When considering the sale of your business, it’s important to understand the different types of buyers and the unique opportunities each affords. Read on to learn how identifying the right buyer can well position you to maximize your company’s enterprise value and achieve a smooth transition.

Buyer types explained

There are three main categories of buyers: direct competitors, financial buyers and strategic operating companies. Direct competitors are usually the first type of potential buyer an owner thinks about. Financial buyers are usually private equity firms that manage a portfolio of companies within a particular industry. Often overlooked is the strategic buyer, which is usually an operating company whose primary line of business is tangential or complementary to your own.

Your direct competitor may not be your best prospect. Anyone who is already operating in your industry likely has many of your same capabilities. This means the value a direct competitor sees in your company is largely attributable to the customer relationships they may gain from assuming your operations. If this is the type of buyer you seek, make sure you guard against them notifying your customers that your company is for sale. Certainly, you may offer geographic advantages or innovative techniques they don’t possess, but ultimately, the value you bring to a direct competitor is likely limited and therefore so, too, will be the price they offer you for your business.

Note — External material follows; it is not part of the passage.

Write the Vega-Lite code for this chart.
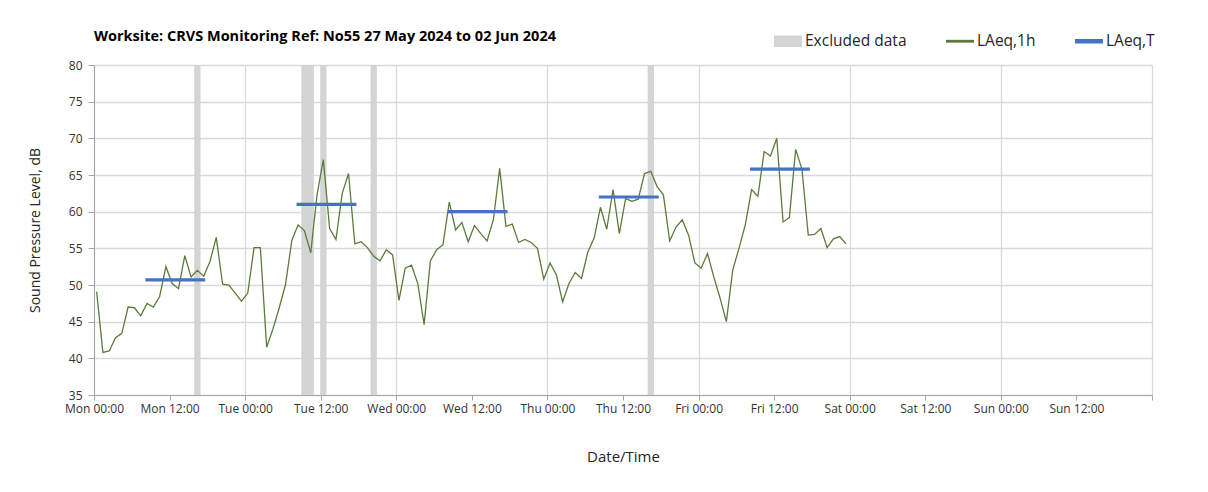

Financial buyers are predominantly focused on your company’s profit potential and their return on investment. It is not uncommon for these firms to install their own, professional management team post-sale in order to drive results. The purchase price they offer you is likely to be strictly designed to ensure they are well positioned to exceed the hurdle rate their own investors expect.

Strategic operating companies often provide the best growth opportunity and highest premium on your enterprise value because they believe that the value you bring to their operations is essential to enhance their operations and something that cannot be easily built in-house. It is not uncommon for sellers to approach strategic buyers across multiple industries in order to find the right fit.

Opportunities and Obstacles Addressed

In addition to approaching buyers whose operations your company may complement, it is common to identify buyers whose operating strengths will augment your own. If your sales force needs support, a buyer with a strong sales team should be top of your list. That doesn’t mean that once the deal is closed, the new buyer will shutter your existing sales team. On the contrary, it is not uncommon for a buyer to augment their sales force with your own. Similarly, if you have a manufacturing plant in a country that requires you to be established as such in order to sell product in that country, don’t worry about the new market you haven’t yet tapped. Focus on identifying a buyer looking to enter the coveted market you currently control.

Recommendations

Once your M&A advisor has completed a due diligence review, they will be well positioned to make recommendations about what types of companies will value your business most. They should also be able to identify which companies can provide a strong fit with your operating strengths and opportunities, along with   an extensive list of prospects. From there, it’s off to the races. Now it’s time to build and circulate your marketing documents and begin to meet with prospects. Let the game begin!